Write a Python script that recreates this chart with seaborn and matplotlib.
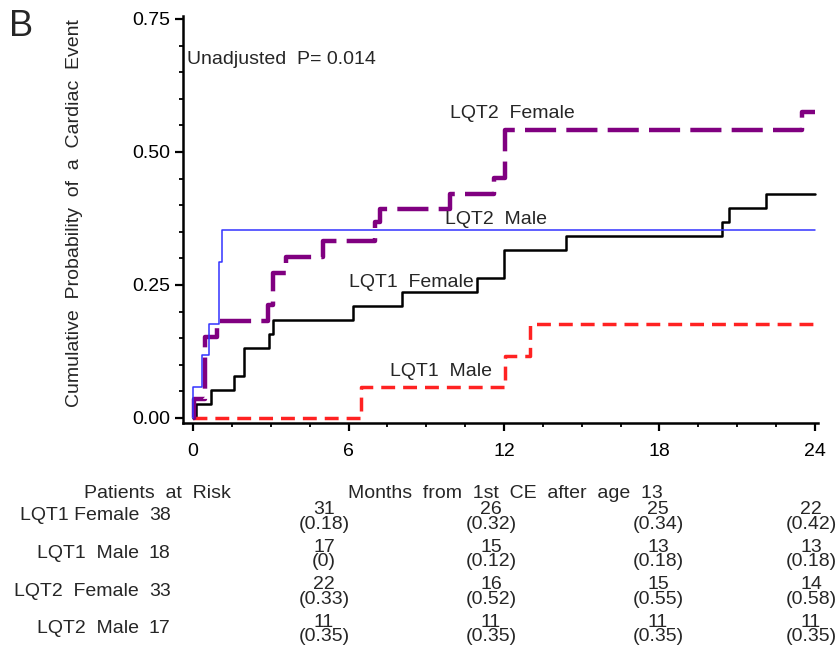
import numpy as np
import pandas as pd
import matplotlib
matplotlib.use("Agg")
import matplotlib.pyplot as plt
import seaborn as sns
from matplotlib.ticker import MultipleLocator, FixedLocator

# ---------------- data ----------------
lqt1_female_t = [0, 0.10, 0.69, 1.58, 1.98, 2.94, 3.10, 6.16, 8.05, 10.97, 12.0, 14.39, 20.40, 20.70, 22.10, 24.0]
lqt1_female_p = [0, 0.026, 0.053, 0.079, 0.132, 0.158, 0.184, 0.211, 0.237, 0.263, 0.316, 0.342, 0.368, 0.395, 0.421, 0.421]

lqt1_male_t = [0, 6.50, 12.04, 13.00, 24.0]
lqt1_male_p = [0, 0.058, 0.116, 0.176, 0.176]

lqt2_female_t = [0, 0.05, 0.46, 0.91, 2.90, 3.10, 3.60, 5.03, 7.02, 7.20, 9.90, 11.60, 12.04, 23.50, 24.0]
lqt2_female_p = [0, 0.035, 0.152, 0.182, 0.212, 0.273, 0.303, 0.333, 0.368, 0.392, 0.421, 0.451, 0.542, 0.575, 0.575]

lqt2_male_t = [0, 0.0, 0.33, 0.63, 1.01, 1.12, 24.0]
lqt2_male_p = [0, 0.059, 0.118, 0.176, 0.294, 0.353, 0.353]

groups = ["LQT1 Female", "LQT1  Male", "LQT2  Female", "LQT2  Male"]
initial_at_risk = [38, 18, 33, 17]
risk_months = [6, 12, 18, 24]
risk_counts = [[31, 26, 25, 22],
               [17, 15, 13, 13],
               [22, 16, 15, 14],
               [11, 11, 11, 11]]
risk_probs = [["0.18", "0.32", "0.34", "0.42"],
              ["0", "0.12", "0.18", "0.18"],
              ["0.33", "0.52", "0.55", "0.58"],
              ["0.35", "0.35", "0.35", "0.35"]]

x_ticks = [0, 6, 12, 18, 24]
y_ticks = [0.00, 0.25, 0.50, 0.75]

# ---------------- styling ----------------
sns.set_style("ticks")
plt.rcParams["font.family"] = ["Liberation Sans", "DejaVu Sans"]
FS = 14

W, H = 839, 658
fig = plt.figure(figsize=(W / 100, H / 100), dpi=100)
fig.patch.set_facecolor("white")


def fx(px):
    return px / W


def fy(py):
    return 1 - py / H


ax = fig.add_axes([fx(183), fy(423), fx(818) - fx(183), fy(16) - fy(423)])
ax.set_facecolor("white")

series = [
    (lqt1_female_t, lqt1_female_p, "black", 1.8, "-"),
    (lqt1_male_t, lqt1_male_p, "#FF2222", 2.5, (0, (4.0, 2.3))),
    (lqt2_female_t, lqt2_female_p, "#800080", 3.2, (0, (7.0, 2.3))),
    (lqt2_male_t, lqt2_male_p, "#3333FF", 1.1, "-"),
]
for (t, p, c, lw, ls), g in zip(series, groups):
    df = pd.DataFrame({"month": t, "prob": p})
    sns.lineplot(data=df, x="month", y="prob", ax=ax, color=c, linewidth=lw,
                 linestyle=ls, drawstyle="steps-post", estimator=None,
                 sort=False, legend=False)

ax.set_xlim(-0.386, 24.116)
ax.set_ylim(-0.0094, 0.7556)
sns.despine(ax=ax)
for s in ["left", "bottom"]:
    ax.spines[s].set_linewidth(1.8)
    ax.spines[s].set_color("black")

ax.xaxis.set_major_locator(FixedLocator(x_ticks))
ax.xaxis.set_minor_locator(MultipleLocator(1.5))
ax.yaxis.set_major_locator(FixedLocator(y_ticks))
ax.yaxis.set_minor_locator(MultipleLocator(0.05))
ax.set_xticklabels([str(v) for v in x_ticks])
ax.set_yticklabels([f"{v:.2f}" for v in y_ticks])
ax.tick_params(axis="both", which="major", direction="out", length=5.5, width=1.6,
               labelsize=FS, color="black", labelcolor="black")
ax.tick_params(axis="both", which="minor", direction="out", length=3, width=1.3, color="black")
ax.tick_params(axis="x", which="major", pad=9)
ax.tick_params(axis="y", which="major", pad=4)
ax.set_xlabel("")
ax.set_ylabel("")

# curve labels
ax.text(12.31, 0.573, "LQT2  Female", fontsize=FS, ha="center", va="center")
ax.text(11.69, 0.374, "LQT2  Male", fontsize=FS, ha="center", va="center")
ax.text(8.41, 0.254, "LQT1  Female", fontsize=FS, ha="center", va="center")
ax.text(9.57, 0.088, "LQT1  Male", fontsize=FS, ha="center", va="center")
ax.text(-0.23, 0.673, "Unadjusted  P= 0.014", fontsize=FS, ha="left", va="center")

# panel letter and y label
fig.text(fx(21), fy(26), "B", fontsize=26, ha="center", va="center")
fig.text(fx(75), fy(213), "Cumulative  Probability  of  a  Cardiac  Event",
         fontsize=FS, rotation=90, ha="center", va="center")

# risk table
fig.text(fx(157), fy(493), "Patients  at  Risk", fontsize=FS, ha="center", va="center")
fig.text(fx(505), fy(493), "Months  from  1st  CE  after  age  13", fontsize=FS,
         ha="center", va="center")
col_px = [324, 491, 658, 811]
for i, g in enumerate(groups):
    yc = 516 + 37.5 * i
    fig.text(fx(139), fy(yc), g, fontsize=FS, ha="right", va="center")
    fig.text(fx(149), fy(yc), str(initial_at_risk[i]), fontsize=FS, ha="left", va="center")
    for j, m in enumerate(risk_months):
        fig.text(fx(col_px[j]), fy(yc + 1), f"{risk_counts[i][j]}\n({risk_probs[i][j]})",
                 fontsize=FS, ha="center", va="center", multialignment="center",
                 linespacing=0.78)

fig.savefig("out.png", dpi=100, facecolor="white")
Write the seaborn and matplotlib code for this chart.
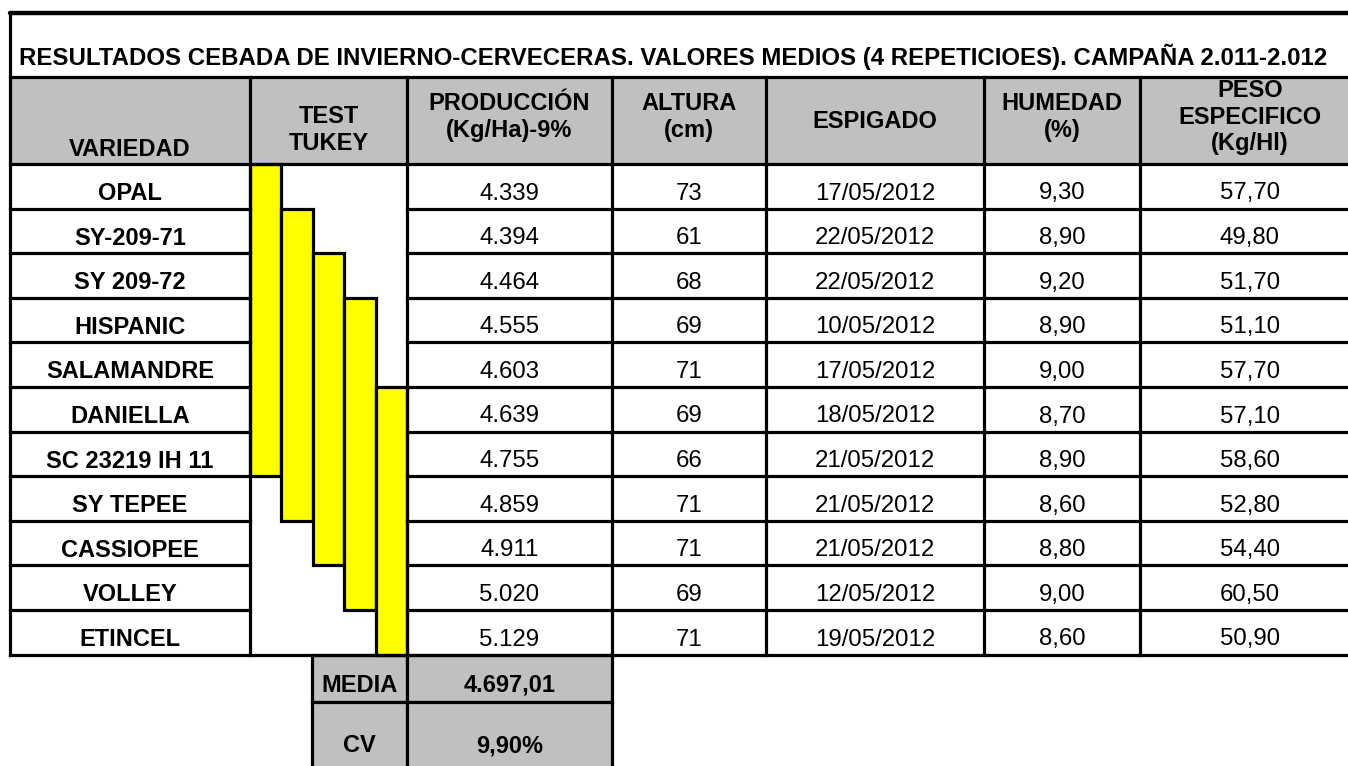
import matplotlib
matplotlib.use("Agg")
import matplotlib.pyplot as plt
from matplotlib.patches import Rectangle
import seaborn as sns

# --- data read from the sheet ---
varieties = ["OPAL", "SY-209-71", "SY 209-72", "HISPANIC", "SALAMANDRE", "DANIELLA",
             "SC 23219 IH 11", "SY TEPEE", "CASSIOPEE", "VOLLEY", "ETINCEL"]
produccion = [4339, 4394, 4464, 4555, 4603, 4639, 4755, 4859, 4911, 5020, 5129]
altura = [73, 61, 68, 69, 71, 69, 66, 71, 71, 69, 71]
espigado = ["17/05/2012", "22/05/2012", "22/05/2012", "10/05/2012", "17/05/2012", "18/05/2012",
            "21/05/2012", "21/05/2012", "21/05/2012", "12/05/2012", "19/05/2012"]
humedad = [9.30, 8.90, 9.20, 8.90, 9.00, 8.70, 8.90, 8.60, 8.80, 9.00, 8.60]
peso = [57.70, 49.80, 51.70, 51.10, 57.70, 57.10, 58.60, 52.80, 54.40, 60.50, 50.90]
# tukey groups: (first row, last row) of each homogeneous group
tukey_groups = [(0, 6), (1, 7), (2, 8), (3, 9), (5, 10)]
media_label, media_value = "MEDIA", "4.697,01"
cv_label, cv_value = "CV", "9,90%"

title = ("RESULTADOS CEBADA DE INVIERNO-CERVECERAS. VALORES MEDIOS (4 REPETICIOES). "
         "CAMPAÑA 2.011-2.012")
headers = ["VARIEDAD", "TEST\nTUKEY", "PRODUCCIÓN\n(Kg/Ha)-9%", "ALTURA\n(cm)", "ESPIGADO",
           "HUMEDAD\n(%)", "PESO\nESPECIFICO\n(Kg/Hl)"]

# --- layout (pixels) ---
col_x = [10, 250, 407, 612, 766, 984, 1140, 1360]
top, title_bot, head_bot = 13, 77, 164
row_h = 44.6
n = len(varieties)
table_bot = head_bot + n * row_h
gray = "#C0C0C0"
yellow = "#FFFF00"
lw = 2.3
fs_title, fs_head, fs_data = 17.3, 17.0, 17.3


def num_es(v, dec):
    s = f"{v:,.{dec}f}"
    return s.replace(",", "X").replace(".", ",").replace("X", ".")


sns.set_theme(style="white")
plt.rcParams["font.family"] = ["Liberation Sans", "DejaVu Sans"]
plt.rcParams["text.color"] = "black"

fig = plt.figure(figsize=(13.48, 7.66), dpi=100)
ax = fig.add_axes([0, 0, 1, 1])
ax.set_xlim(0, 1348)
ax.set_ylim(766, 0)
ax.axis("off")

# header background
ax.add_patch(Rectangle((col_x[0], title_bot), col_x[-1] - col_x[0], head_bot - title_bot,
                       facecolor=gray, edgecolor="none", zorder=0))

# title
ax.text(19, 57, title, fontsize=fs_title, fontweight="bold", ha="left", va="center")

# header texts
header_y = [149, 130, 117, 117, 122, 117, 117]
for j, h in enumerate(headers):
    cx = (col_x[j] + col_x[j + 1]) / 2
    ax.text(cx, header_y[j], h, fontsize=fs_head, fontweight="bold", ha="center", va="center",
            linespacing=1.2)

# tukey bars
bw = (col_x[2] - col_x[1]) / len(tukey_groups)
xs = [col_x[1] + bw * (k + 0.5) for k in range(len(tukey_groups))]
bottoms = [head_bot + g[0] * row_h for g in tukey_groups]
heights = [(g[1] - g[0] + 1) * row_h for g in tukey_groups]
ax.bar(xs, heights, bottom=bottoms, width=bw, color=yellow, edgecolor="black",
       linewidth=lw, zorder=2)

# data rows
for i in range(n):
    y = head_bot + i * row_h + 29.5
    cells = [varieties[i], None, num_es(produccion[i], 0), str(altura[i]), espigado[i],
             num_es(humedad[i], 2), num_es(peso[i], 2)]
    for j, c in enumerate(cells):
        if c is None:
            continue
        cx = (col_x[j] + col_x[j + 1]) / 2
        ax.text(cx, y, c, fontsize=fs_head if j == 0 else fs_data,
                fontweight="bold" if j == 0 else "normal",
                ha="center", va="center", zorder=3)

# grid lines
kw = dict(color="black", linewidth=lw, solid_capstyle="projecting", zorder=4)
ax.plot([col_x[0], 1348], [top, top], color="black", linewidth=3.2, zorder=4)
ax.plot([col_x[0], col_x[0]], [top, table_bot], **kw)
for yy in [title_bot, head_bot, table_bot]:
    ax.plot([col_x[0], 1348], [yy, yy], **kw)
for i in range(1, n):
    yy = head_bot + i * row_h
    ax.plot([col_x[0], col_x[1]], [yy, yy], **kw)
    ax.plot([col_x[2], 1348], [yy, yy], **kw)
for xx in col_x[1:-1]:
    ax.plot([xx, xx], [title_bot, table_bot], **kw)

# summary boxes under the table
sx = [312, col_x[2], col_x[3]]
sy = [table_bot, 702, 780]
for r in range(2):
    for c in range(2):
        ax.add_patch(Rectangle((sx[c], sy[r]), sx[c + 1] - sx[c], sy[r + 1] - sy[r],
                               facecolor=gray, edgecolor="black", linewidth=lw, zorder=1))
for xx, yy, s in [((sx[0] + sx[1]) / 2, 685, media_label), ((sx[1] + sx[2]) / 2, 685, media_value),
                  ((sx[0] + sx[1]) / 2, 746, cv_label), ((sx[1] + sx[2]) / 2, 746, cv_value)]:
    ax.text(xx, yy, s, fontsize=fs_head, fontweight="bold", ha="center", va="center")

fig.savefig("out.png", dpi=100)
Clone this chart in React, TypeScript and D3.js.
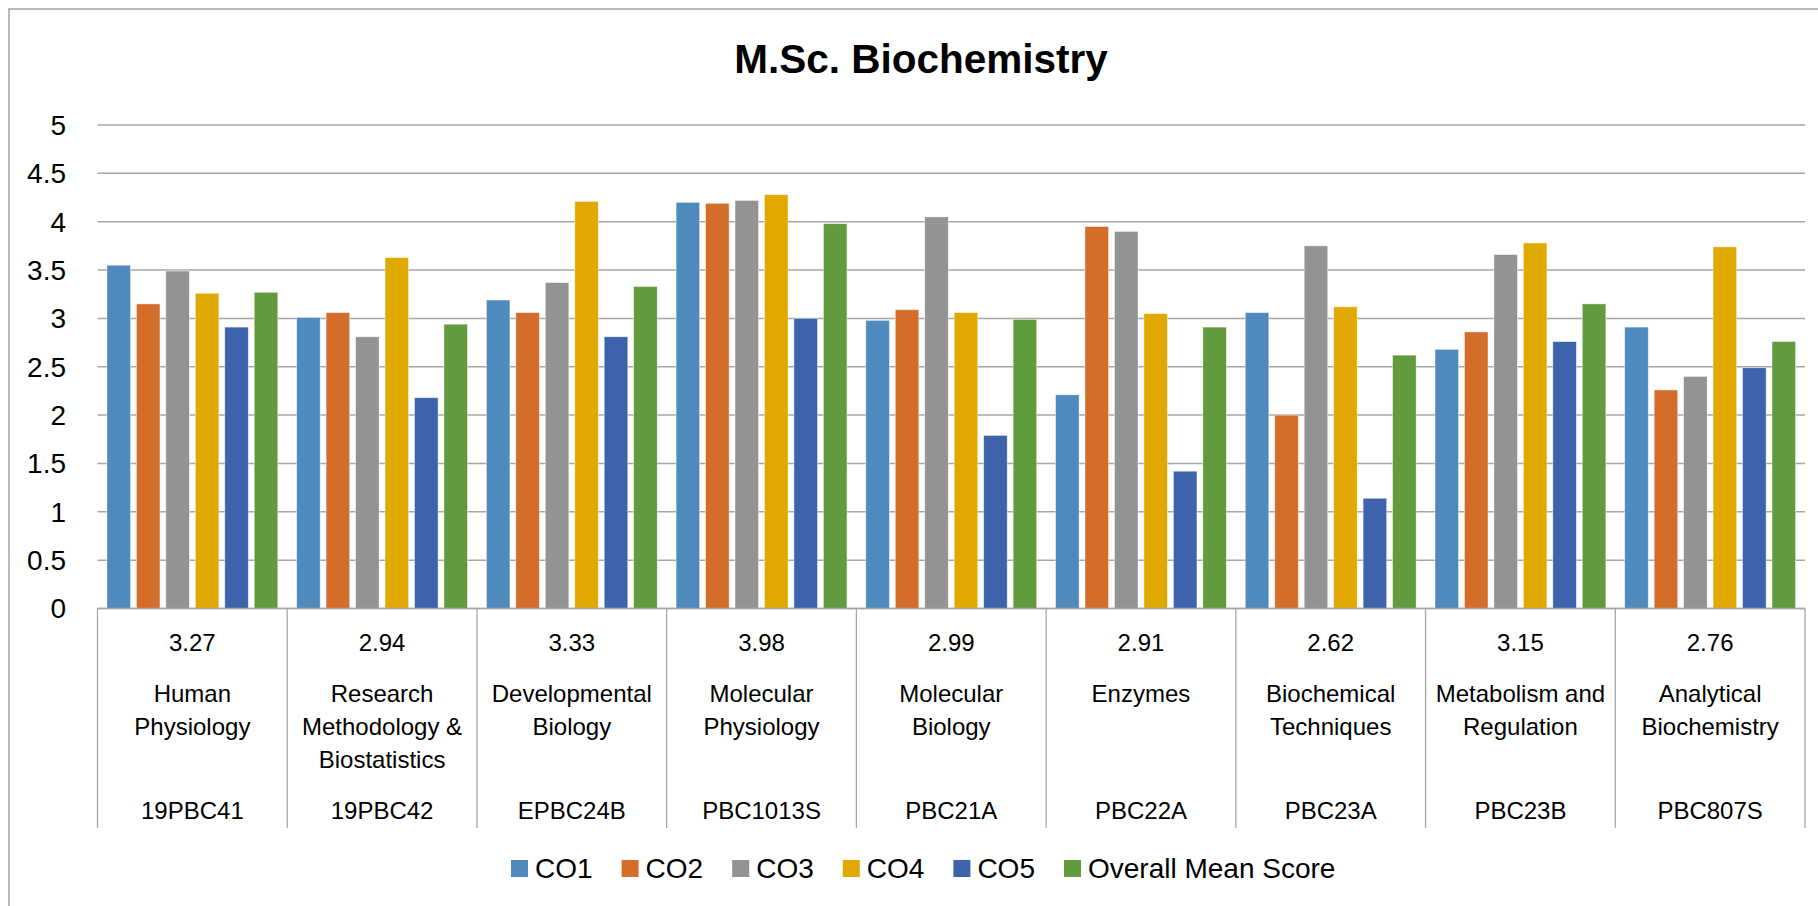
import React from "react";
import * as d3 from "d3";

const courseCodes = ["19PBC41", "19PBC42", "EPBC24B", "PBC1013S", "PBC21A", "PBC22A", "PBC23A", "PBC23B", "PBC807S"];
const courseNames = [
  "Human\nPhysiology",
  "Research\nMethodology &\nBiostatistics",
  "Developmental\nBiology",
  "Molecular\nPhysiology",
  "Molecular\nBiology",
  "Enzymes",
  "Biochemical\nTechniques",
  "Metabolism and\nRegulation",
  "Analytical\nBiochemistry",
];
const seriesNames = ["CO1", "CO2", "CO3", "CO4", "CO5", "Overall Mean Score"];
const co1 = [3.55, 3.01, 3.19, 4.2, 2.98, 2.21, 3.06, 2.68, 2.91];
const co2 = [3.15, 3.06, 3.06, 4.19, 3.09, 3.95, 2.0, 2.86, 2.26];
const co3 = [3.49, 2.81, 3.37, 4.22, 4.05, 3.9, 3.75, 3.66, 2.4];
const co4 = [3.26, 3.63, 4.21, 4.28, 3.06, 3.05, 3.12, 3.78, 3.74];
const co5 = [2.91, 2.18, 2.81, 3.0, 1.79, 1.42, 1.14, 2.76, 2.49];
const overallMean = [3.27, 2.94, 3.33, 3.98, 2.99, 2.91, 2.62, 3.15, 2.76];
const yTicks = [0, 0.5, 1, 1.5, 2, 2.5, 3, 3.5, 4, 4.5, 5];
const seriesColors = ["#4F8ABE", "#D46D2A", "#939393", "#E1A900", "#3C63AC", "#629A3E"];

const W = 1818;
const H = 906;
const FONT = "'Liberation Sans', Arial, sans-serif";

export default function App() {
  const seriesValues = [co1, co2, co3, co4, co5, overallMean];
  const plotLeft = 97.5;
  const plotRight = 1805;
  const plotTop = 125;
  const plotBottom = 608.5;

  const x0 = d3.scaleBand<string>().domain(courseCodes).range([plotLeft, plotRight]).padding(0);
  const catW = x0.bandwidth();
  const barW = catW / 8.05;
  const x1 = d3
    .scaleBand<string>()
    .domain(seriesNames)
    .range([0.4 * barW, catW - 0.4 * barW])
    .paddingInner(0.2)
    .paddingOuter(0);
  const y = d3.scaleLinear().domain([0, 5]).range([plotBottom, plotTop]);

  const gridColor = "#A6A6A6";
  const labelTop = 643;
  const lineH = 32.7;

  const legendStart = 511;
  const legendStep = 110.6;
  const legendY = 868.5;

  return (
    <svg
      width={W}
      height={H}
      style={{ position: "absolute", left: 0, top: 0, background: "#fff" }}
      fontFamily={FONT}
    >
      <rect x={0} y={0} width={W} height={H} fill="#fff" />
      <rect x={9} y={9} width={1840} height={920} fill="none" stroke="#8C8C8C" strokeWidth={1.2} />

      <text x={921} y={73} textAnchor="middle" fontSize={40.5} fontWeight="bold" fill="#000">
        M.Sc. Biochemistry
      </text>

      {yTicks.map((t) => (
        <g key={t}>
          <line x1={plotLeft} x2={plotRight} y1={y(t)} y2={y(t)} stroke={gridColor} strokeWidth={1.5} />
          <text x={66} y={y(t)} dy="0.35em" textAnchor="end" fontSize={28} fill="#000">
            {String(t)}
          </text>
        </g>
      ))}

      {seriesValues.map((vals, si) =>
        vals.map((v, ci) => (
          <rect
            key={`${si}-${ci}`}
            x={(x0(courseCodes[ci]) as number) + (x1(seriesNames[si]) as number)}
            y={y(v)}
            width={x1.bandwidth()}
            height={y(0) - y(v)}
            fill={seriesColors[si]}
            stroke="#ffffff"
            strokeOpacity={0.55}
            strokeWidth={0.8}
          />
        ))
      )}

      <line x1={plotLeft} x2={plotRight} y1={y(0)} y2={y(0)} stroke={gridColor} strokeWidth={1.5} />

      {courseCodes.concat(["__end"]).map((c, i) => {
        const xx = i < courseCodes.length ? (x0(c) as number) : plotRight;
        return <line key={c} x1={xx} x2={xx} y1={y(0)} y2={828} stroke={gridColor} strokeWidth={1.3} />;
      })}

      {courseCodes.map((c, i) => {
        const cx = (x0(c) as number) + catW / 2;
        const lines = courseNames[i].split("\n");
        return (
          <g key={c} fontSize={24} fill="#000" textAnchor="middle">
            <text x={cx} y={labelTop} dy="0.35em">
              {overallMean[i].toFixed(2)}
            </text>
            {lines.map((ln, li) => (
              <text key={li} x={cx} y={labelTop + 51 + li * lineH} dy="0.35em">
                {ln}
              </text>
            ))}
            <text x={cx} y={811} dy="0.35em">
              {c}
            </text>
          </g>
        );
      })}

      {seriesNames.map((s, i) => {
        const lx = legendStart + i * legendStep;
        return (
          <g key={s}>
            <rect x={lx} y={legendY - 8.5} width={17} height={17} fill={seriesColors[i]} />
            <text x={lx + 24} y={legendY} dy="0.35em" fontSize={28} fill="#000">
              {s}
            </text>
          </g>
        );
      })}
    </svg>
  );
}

_ _ _ _ _

- WHAT TO WORK ON -
Would you reproduce the lines above, from the very first through the line containing "from matplotlib.ticker import", exactly and without the pictures?

- EXERCISE ANSWER -
Write a Python script that recreates this chart with seaborn and matplotlib.
import numpy as np
import pandas as pd
import matplotlib
matplotlib.use("Agg")
import matplotlib.pyplot as plt
import seaborn as sns
from matplotlib.ticker import MultipleLocator, FixedLocator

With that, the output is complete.